--- start Supplied data ---

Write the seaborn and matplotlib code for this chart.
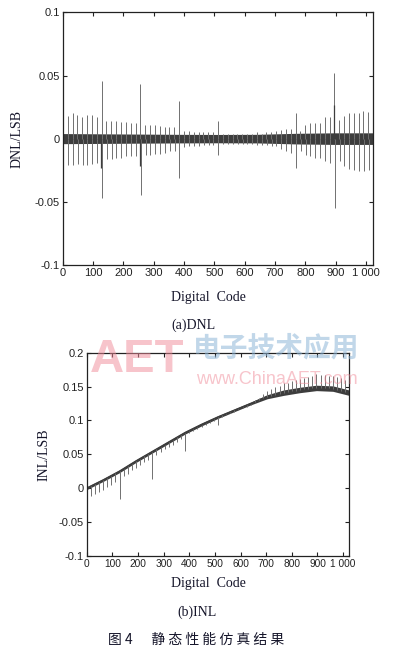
import numpy as np
import matplotlib
matplotlib.use("Agg")
import matplotlib.pyplot as plt
import seaborn as sns

# ---- data ----
# DNL / INL spikes sit at every 16th code
spike_codes = np.arange(16, 1024, 16)

dnl_up = [0.018, 0.020, 0.019, 0.017, 0.019, 0.019, 0.017, 0.046,
          0.014, 0.014, 0.014, 0.013, 0.013, 0.012, 0.012, 0.043,
          0.011, 0.011, 0.011, 0.010, 0.009, 0.009, 0.009, 0.030,
          0.006, 0.006, 0.005, 0.005, 0.005, 0.005, 0.005, 0.014,
          0.004, 0.004, 0.004, 0.004, 0.004, 0.004, 0.004, 0.005,
          0.004, 0.005, 0.005, 0.006, 0.007, 0.008, 0.008, 0.020,
          0.006, 0.011, 0.012, 0.012, 0.012, 0.017, 0.017, 0.052,
          0.015, 0.018, 0.020, 0.020, 0.020, 0.022, 0.021]
dnl_down = [-0.021, -0.021, -0.020, -0.021, -0.021, -0.020, -0.019, -0.047,
            -0.016, -0.016, -0.015, -0.015, -0.014, -0.014, -0.014, -0.045,
            -0.013, -0.013, -0.012, -0.012, -0.011, -0.010, -0.010, -0.031,
            -0.007, -0.006, -0.006, -0.006, -0.005, -0.005, -0.005, -0.013,
            -0.004, -0.004, -0.004, -0.004, -0.004, -0.004, -0.004, -0.005,
            -0.005, -0.005, -0.006, -0.006, -0.008, -0.010, -0.011, -0.023,
            -0.010, -0.013, -0.014, -0.015, -0.015, -0.018, -0.019, -0.055,
            -0.018, -0.022, -0.024, -0.025, -0.026, -0.026, -0.025]
dnl_extra_codes = [127, 255, 895]
dnl_extra_vals = [-0.023, -0.022, 0.027]

# half width of the dense noise band around zero
band_codes = [0, 128, 256, 384, 512, 640, 768, 896, 1023]
dnl_band = [0.0040, 0.0038, 0.0036, 0.0034, 0.0033, 0.0034, 0.0042, 0.0046, 0.0046]

inl_codes = [0, 64, 128, 192, 256, 320, 384, 448, 512, 576, 640, 704, 768,
             832, 896, 960, 1023]
inl_trend = [0.0, 0.012, 0.025, 0.040, 0.054, 0.068, 0.082, 0.094, 0.105,
             0.115, 0.125, 0.135, 0.141, 0.145, 0.148, 0.147, 0.141]
inl_band = [0.002, 0.002, 0.002, 0.002, 0.002, 0.002, 0.002, 0.002, 0.002,
            0.002, 0.002, 0.003, 0.004, 0.004, 0.004, 0.004, 0.004]
inl_spikes = [-0.014, -0.015, -0.014, -0.014, -0.013, -0.014, -0.012, -0.041,
              -0.010, -0.011, -0.010, -0.010, -0.009, -0.009, -0.009, -0.040,
              -0.008, -0.008, -0.007, -0.007, -0.007, -0.007, -0.006, -0.027,
              -0.004, -0.004, -0.003, -0.003, -0.003, -0.003, -0.003, -0.012,
              -0.002, -0.002, -0.002, -0.002, -0.002, -0.002, -0.002, -0.002,
              0.003, 0.003, 0.006, 0.008, 0.010, 0.011, 0.012, 0.014,
              0.014, 0.015, 0.016, 0.016, 0.017, 0.018, 0.018, 0.020,
              0.019, 0.019, 0.019, 0.019, 0.019, 0.018, 0.017]

x_ticks = [0, 100, 200, 300, 400, 500, 600, 700, 800, 900, 1000]
x_ticklabels = ["0", "100", "200", "300", "400", "500", "600", "700", "800", "900", "1 000"]
dnl_yticks = [-0.1, -0.05, 0, 0.05, 0.1]
dnl_yticklabels = ["-0.1", "-0.05", "0", "0.05", "0.1"]
inl_yticks = [-0.1, -0.05, 0, 0.05, 0.1, 0.15, 0.2]
inl_yticklabels = ["-0.1", "-0.05", "0", "0.05", "0.1", "0.15", "0.2"]

sns.set_style("ticks")
plt.rcParams['font.family'] = ['Liberation Serif', 'DejaVu Serif']
tick_font = ['Liberation Sans', 'DejaVu Sans']
cjk_font = ['Noto Sans CJK SC', 'DejaVu Sans']
txt_color = '#15152a'
band_color = '#3d3d3d'
spike_color = '#707070'

fig = plt.figure(figsize=(3.95, 6.57), dpi=100)
fig.patch.set_facecolor('white')


def style_axes(ax, yticks, yticklabels, ylim, xsize):
    ax.set_xlim(0, 1023)
    ax.set_ylim(*ylim)
    ax.set_xticks(x_ticks)
    ax.set_xticklabels(x_ticklabels, family=tick_font, fontsize=xsize, color='#111111')
    ax.set_yticks(yticks)
    ax.set_yticklabels(yticklabels, family=tick_font, fontsize=8, color='#111111')
    ax.tick_params(direction='in', top=True, right=True, length=3, width=0.8, pad=2,
                   colors='#222222')
    for s in ax.spines.values():
        s.set_linewidth(0.9)
        s.set_color('#222222')
    ax.set_facecolor('white')


# ---- (a) DNL ----
ax1 = fig.add_axes([0.159, 0.597, 0.785, 0.384])
ax1.fill_between(band_codes, [-b for b in dnl_band], dnl_band, color=band_color, lw=0)
ax1.vlines(spike_codes, 0, dnl_up, color=spike_color, lw=0.7)
ax1.vlines(spike_codes + 1, 0, dnl_down, color=spike_color, lw=0.7)
ax1.vlines(dnl_extra_codes, 0, dnl_extra_vals, color=band_color, lw=0.9)
style_axes(ax1, dnl_yticks, dnl_yticklabels, (-0.1, 0.1), 8)
ax1.set_ylabel("DNL/LSB", fontsize=10, color=txt_color, labelpad=8)

# ---- (b) INL ----
ax2 = fig.add_axes([0.2195, 0.1537, 0.664, 0.3095])
trend_lo = [t - b for t, b in zip(inl_trend, inl_band)]
trend_hi = [t + b for t, b in zip(inl_trend, inl_band)]
ax2.fill_between(inl_codes, trend_lo, trend_hi, color=band_color, lw=0)
sns.lineplot(x=inl_codes, y=inl_trend, ax=ax2, color=band_color, lw=1.2)
base = np.interp(spike_codes, inl_codes, inl_trend)
ax2.vlines(spike_codes, base, base + np.array(inl_spikes), color=spike_color, lw=0.7)
style_axes(ax2, inl_yticks, inl_yticklabels, (-0.1, 0.2), 7.3)
ax2.set_ylabel("INL/LSB", fontsize=10, color=txt_color, labelpad=6)

# ---- captions ----
fig.text(0.527, 0.547, "Digital  Code", ha='center', va='center', fontsize=10, color=txt_color)
fig.text(0.489, 0.505, "(a)DNL", ha='center', va='center', fontsize=10, color=txt_color)
fig.text(0.527, 0.112, "Digital  Code", ha='center', va='center', fontsize=10, color=txt_color)
fig.text(0.498, 0.068, "(b)INL", ha='center', va='center', fontsize=10, color=txt_color)
fig.text(0.496, 0.026, "图 4      静 态 性 能 仿 真 结 果", ha='center', va='center',
         fontsize=10, color=txt_color, family=cjk_font)

# ---- watermark ----
fig.text(0.228, 0.452, "AET", ha='left', va='center', fontsize=34, fontweight='bold',
         color='#f08a98', alpha=0.5, family=['Liberation Sans', 'DejaVu Sans'])
fig.text(0.70, 0.470, "电子技术应用", ha='center', va='center', fontsize=20, fontweight='bold',
         color='#8fb6d8', alpha=0.55, family=cjk_font)
fig.text(0.70, 0.422, "www.ChinaAET.com", ha='center', va='center', fontsize=13,
         color='#f08a98', alpha=0.5, family=['Liberation Sans', 'DejaVu Sans'])

fig.savefig("out.png", dpi=100)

--- end Supplied data ---

» What to produce: Omit any images, then output the listing exactly.

» Solved problem:
Write the seaborn and matplotlib code for this chart.
import numpy as np
import matplotlib
matplotlib.use("Agg")
import matplotlib.pyplot as plt
import seaborn as sns

# ---- data ----
# DNL / INL spikes sit at every 16th code
spike_codes = np.arange(16, 1024, 16)

dnl_up = [0.018, 0.020, 0.019, 0.017, 0.019, 0.019, 0.017, 0.046,
          0.014, 0.014, 0.014, 0.013, 0.013, 0.012, 0.012, 0.043,
          0.011, 0.011, 0.011, 0.010, 0.009, 0.009, 0.009, 0.030,
          0.006, 0.006, 0.005, 0.005, 0.005, 0.005, 0.005, 0.014,
          0.004, 0.004, 0.004, 0.004, 0.004, 0.004, 0.004, 0.005,
          0.004, 0.005, 0.005, 0.006, 0.007, 0.008, 0.008, 0.020,
          0.006, 0.011, 0.012, 0.012, 0.012, 0.017, 0.017, 0.052,
          0.015, 0.018, 0.020, 0.020, 0.020, 0.022, 0.021]
dnl_down = [-0.021, -0.021, -0.020, -0.021, -0.021, -0.020, -0.019, -0.047,
            -0.016, -0.016, -0.015, -0.015, -0.014, -0.014, -0.014, -0.045,
            -0.013, -0.013, -0.012, -0.012, -0.011, -0.010, -0.010, -0.031,
            -0.007, -0.006, -0.006, -0.006, -0.005, -0.005, -0.005, -0.013,
            -0.004, -0.004, -0.004, -0.004, -0.004, -0.004, -0.004, -0.005,
            -0.005, -0.005, -0.006, -0.006, -0.008, -0.010, -0.011, -0.023,
            -0.010, -0.013, -0.014, -0.015, -0.015, -0.018, -0.019, -0.055,
            -0.018, -0.022, -0.024, -0.025, -0.026, -0.026, -0.025]
dnl_extra_codes = [127, 255, 895]
dnl_extra_vals = [-0.023, -0.022, 0.027]

# half width of the dense noise band around zero
band_codes = [0, 128, 256, 384, 512, 640, 768, 896, 1023]
dnl_band = [0.0040, 0.0038, 0.0036, 0.0034, 0.0033, 0.0034, 0.0042, 0.0046, 0.0046]

inl_codes = [0, 64, 128, 192, 256, 320, 384, 448, 512, 576, 640, 704, 768,
             832, 896, 960, 1023]
inl_trend = [0.0, 0.012, 0.025, 0.040, 0.054, 0.068, 0.082, 0.094, 0.105,
             0.115, 0.125, 0.135, 0.141, 0.145, 0.148, 0.147, 0.141]
inl_band = [0.002, 0.002, 0.002, 0.002, 0.002, 0.002, 0.002, 0.002, 0.002,
            0.002, 0.002, 0.003, 0.004, 0.004, 0.004, 0.004, 0.004]
inl_spikes = [-0.014, -0.015, -0.014, -0.014, -0.013, -0.014, -0.012, -0.041,
              -0.010, -0.011, -0.010, -0.010, -0.009, -0.009, -0.009, -0.040,
              -0.008, -0.008, -0.007, -0.007, -0.007, -0.007, -0.006, -0.027,
              -0.004, -0.004, -0.003, -0.003, -0.003, -0.003, -0.003, -0.012,
              -0.002, -0.002, -0.002, -0.002, -0.002, -0.002, -0.002, -0.002,
              0.003, 0.003, 0.006, 0.008, 0.010, 0.011, 0.012, 0.014,
              0.014, 0.015, 0.016, 0.016, 0.017, 0.018, 0.018, 0.020,
              0.019, 0.019, 0.019, 0.019, 0.019, 0.018, 0.017]

x_ticks = [0, 100, 200, 300, 400, 500, 600, 700, 800, 900, 1000]
x_ticklabels = ["0", "100", "200", "300", "400", "500", "600", "700", "800", "900", "1 000"]
dnl_yticks = [-0.1, -0.05, 0, 0.05, 0.1]
dnl_yticklabels = ["-0.1", "-0.05", "0", "0.05", "0.1"]
inl_yticks = [-0.1, -0.05, 0, 0.05, 0.1, 0.15, 0.2]
inl_yticklabels = ["-0.1", "-0.05", "0", "0.05", "0.1", "0.15", "0.2"]

sns.set_style("ticks")
plt.rcParams['font.family'] = ['Liberation Serif', 'DejaVu Serif']
tick_font = ['Liberation Sans', 'DejaVu Sans']
cjk_font = ['Noto Sans CJK SC', 'DejaVu Sans']
txt_color = '#15152a'
band_color = '#3d3d3d'
spike_color = '#707070'

fig = plt.figure(figsize=(3.95, 6.57), dpi=100)
fig.patch.set_facecolor('white')


def style_axes(ax, yticks, yticklabels, ylim, xsize):
    ax.set_xlim(0, 1023)
    ax.set_ylim(*ylim)
    ax.set_xticks(x_ticks)
    ax.set_xticklabels(x_ticklabels, family=tick_font, fontsize=xsize, color='#111111')
    ax.set_yticks(yticks)
    ax.set_yticklabels(yticklabels, family=tick_font, fontsize=8, color='#111111')
    ax.tick_params(direction='in', top=True, right=True, length=3, width=0.8, pad=2,
                   colors='#222222')
    for s in ax.spines.values():
        s.set_linewidth(0.9)
        s.set_color('#222222')
    ax.set_facecolor('white')


# ---- (a) DNL ----
ax1 = fig.add_axes([0.159, 0.597, 0.785, 0.384])
ax1.fill_between(band_codes, [-b for b in dnl_band], dnl_band, color=band_color, lw=0)
ax1.vlines(spike_codes, 0, dnl_up, color=spike_color, lw=0.7)
ax1.vlines(spike_codes + 1, 0, dnl_down, color=spike_color, lw=0.7)
ax1.vlines(dnl_extra_codes, 0, dnl_extra_vals, color=band_color, lw=0.9)
style_axes(ax1, dnl_yticks, dnl_yticklabels, (-0.1, 0.1), 8)
ax1.set_ylabel("DNL/LSB", fontsize=10, color=txt_color, labelpad=8)

# ---- (b) INL ----
ax2 = fig.add_axes([0.2195, 0.1537, 0.664, 0.3095])
trend_lo = [t - b for t, b in zip(inl_trend, inl_band)]
trend_hi = [t + b for t, b in zip(inl_trend, inl_band)]
ax2.fill_between(inl_codes, trend_lo, trend_hi, color=band_color, lw=0)
sns.lineplot(x=inl_codes, y=inl_trend, ax=ax2, color=band_color, lw=1.2)
base = np.interp(spike_codes, inl_codes, inl_trend)
ax2.vlines(spike_codes, base, base + np.array(inl_spikes), color=spike_color, lw=0.7)
style_axes(ax2, inl_yticks, inl_yticklabels, (-0.1, 0.2), 7.3)
ax2.set_ylabel("INL/LSB", fontsize=10, color=txt_color, labelpad=6)

# ---- captions ----
fig.text(0.527, 0.547, "Digital  Code", ha='center', va='center', fontsize=10, color=txt_color)
fig.text(0.489, 0.505, "(a)DNL", ha='center', va='center', fontsize=10, color=txt_color)
fig.text(0.527, 0.112, "Digital  Code", ha='center', va='center', fontsize=10, color=txt_color)
fig.text(0.498, 0.068, "(b)INL", ha='center', va='center', fontsize=10, color=txt_color)
fig.text(0.496, 0.026, "图 4      静 态 性 能 仿 真 结 果", ha='center', va='center',
         fontsize=10, color=txt_color, family=cjk_font)

# ---- watermark ----
fig.text(0.228, 0.452, "AET", ha='left', va='center', fontsize=34, fontweight='bold',
         color='#f08a98', alpha=0.5, family=['Liberation Sans', 'DejaVu Sans'])
fig.text(0.70, 0.470, "电子技术应用", ha='center', va='center', fontsize=20, fontweight='bold',
         color='#8fb6d8', alpha=0.55, family=cjk_font)
fig.text(0.70, 0.422, "www.ChinaAET.com", ha='center', va='center', fontsize=13,
         color='#f08a98', alpha=0.5, family=['Liberation Sans', 'DejaVu Sans'])

fig.savefig("out.png", dpi=100)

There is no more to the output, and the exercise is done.